En 2021 su gran pico de forma llegó en la Copa América, donde ganó por fin ese torneo de selecciones que tanto le echaban en cara sus detractores (aquellos a los que en su día les valió una repesca para reclamar por Cristiano Ronaldo), siendo elegido mejor jugador y proclamándose máximo goleador y asistente de la competición. Lo siguiente fue escuchar que el nivel del evento no era para tanto. Pero si tomamos a la propia Portugal de CR7 como referente entendemos que es otro mantra interesado (basta revisar los enfrentamientos del luso ante selecciones sudamericanas).

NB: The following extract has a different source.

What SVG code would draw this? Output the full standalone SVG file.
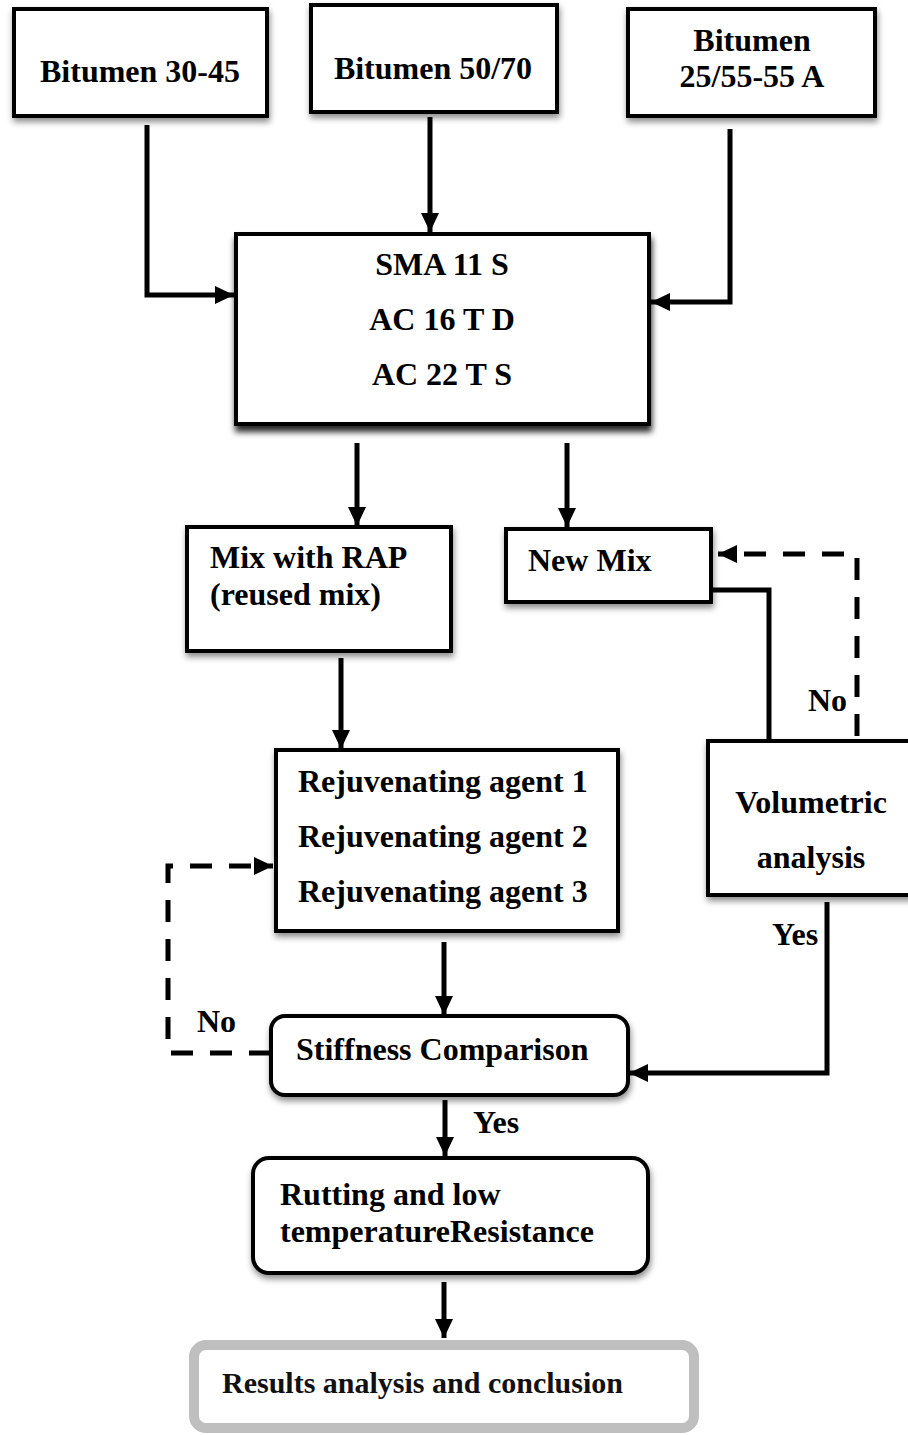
<svg xmlns="http://www.w3.org/2000/svg" width="908" height="1435" viewBox="0 0 908 1435">
<defs>
<style>
.box{fill:#fff;stroke:#000;stroke-width:4;filter:url(#sh)}
.t{font-family:"Liberation Serif","Times New Roman",serif;font-weight:bold;font-size:32px;fill:#000}
.c{text-anchor:middle}
.ln{fill:none;stroke:#000;stroke-width:5}
.dash{fill:none;stroke:#000;stroke-width:5;stroke-dasharray:22 17}
</style>
<filter id="sh" x="-10%" y="-10%" width="130%" height="140%">
<feDropShadow dx="1" dy="4" stdDeviation="3" flood-color="#000" flood-opacity="0.45"/>
</filter>
<filter id="sh2" x="-10%" y="-10%" width="130%" height="140%">
<feDropShadow dx="1" dy="6" stdDeviation="3" flood-color="#000" flood-opacity="0.85"/>
</filter>
<marker id="arr" markerUnits="userSpaceOnUse" markerWidth="20" markerHeight="20" refX="19" refY="9" orient="auto" viewBox="0 0 20 18">
<path d="M0,0 L19,9 L0,18 z" fill="#000"/>
</marker>
</defs>
<rect width="908" height="1435" fill="#fff"/>

<g id="connectors">
<polyline class="ln" points="147,125 147,295 234,295" marker-end="url(#arr)"/>
<line class="ln" x1="430" y1="117" x2="430" y2="232" marker-end="url(#arr)"/>
<polyline class="ln" points="730,129 730,302 651,302" marker-end="url(#arr)"/>
<line class="ln" x1="357" y1="443" x2="357" y2="526" marker-end="url(#arr)"/>
<line class="ln" x1="567" y1="443" x2="567" y2="527" marker-end="url(#arr)"/>
<line class="ln" x1="341" y1="658" x2="341" y2="749" marker-end="url(#arr)"/>
<polyline class="ln" points="711,590 769,590 769,742"/>
<polyline class="dash" points="857,736 857,554 718,554" marker-end="url(#arr)"/>
<line class="ln" x1="444" y1="942" x2="444" y2="1015" marker-end="url(#arr)"/>
<polyline class="ln" points="827,902 827,1073 629,1073" marker-end="url(#arr)"/>
<polyline class="dash" points="271,1053 168,1053 168,866 273,866" marker-end="url(#arr)"/>
<line class="ln" x1="445" y1="1100" x2="445" y2="1156" marker-end="url(#arr)"/>
<line class="ln" x1="444" y1="1282" x2="444" y2="1338" marker-end="url(#arr)"/>
<text class="t" x="808" y="711">No</text>
<text class="t" x="772" y="945">Yes</text>
<text class="t" x="197" y="1032">No</text>
<text class="t" x="473" y="1133">Yes</text>
</g>

<g id="bitumen3045">
<rect class="box" x="14" y="9" width="253" height="107"/>
<text class="t c" x="140" y="82">Bitumen 30-45</text>
</g>
<g id="bitumen5070">
<rect class="box" x="311" y="5" width="246" height="107"/>
<text class="t c" x="433" y="79">Bitumen 50/70</text>
</g>
<g id="bitumen2555">
<rect class="box" x="628" y="9" width="247" height="107"/>
<text class="t c" x="752" y="51">Bitumen</text>
<text class="t c" x="752" y="87">25/55-55 A</text>
</g>
<g id="mixes">
<rect x="236" y="234" width="413" height="190" fill="#fff" stroke="#000" stroke-width="4" filter="url(#sh2)"/>
<text class="t c" x="442" y="275">SMA 11 S</text>
<text class="t c" x="442" y="330">AC 16 T D</text>
<text class="t c" x="442" y="385">AC 22 T S</text>
</g>
<g id="mixrap">
<rect class="box" x="187" y="527" width="264" height="124"/>
<text class="t" x="210" y="568">Mix with RAP</text>
<text class="t" x="210" y="605">(reused mix)</text>
</g>
<g id="newmix">
<rect class="box" x="506" y="529" width="205" height="73"/>
<text class="t" x="528" y="571">New Mix</text>
</g>
<g id="rejuv">
<rect class="box" x="276" y="750" width="342" height="181"/>
<text class="t" x="298" y="792">Rejuvenating agent 1</text>
<text class="t" x="298" y="847">Rejuvenating agent 2</text>
<text class="t" x="298" y="902">Rejuvenating agent 3</text>
</g>
<g id="volumetric">
<rect class="box" x="708" y="741" width="212" height="154"/>
<text class="t c" x="811" y="813">Volumetric</text>
<text class="t c" x="811" y="868">analysis</text>
</g>
<g id="stiffness">
<rect class="box" x="271" y="1016" width="357" height="79" rx="14"/>
<text class="t" x="296" y="1060">Stiffness Comparison</text>
</g>
<g id="rutting">
<rect class="box" x="253" y="1158" width="395" height="115" rx="16"/>
<text class="t" x="280" y="1205">Rutting and low</text>
<text class="t" x="280" y="1242">temperatureResistance</text>
</g>
<g id="results">
<rect x="194" y="1345" width="500" height="83" rx="12" fill="#fff" stroke="#bfbfbf" stroke-width="10"/>
<text class="t" x="222" y="1393" font-size="30" style="font-size:30px;fill:#111">Results analysis and conclusion</text>
</g>
</svg>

Así pues, como la baza de la selección quedaría desactivada, las hordas anti Leo pusieron los logros de su club en el punto de mira. Otro error. Y es que simplemente con mirar lo que ha sido el Barça post Messi en el arranque de la nueva campaña se entiende todo lo que sostenía el entonces capitán culé. Si antes brillaba él, ahora brilla su ausencia. Mantener al equipo catalán en la pelea de la liga hasta casi el final de la misma y conquistar un título, por menor que pueda ser la Copa del Rey (menor según intereses, todo sea dicho), tiene un mérito descomunal. Y no pueden pesar más dos meses en el PSG que han sido de adaptación.
La realidad es que podría extenderme, explicar un montón de cosas. Recurrir a estadísticas que otorgasen ventaja a mi tesis, como las asistencias, los regates completados, las grandes oportunidades creadas o cualquier otro registro que poner sobre la mesa para mi beneficio y así decantar la balanza a mi favor. Sin embargo, lo más importante no se puede medir. Las sensaciones no se pueden medir. Sensaciones como el respeto que proyecta en la afición rival o los inevitables impulsos que cambian nuestras posturas en el sofá cuando agarra la pelota el mejor jugador de la historia.
Porque creedme, estamos ante el mejor de la historia. Un tipo que no necesita campañas de merchandising ni poderes fácticos. Él solo juega. Lleva jugando más de tres lustros. Y normalmente gana (hay un palmarés detrás que no miente). También a las campañas orquestadas de acoso y derribo que sufre de manera constante. Gana. Como este 29 de noviembre. Noche en la que recogía su séptimo Balón de Oro mientras sus críticos se rasgaban las vestiduras con argumentos que solo les valen a ellos y a los que no creen en D10S.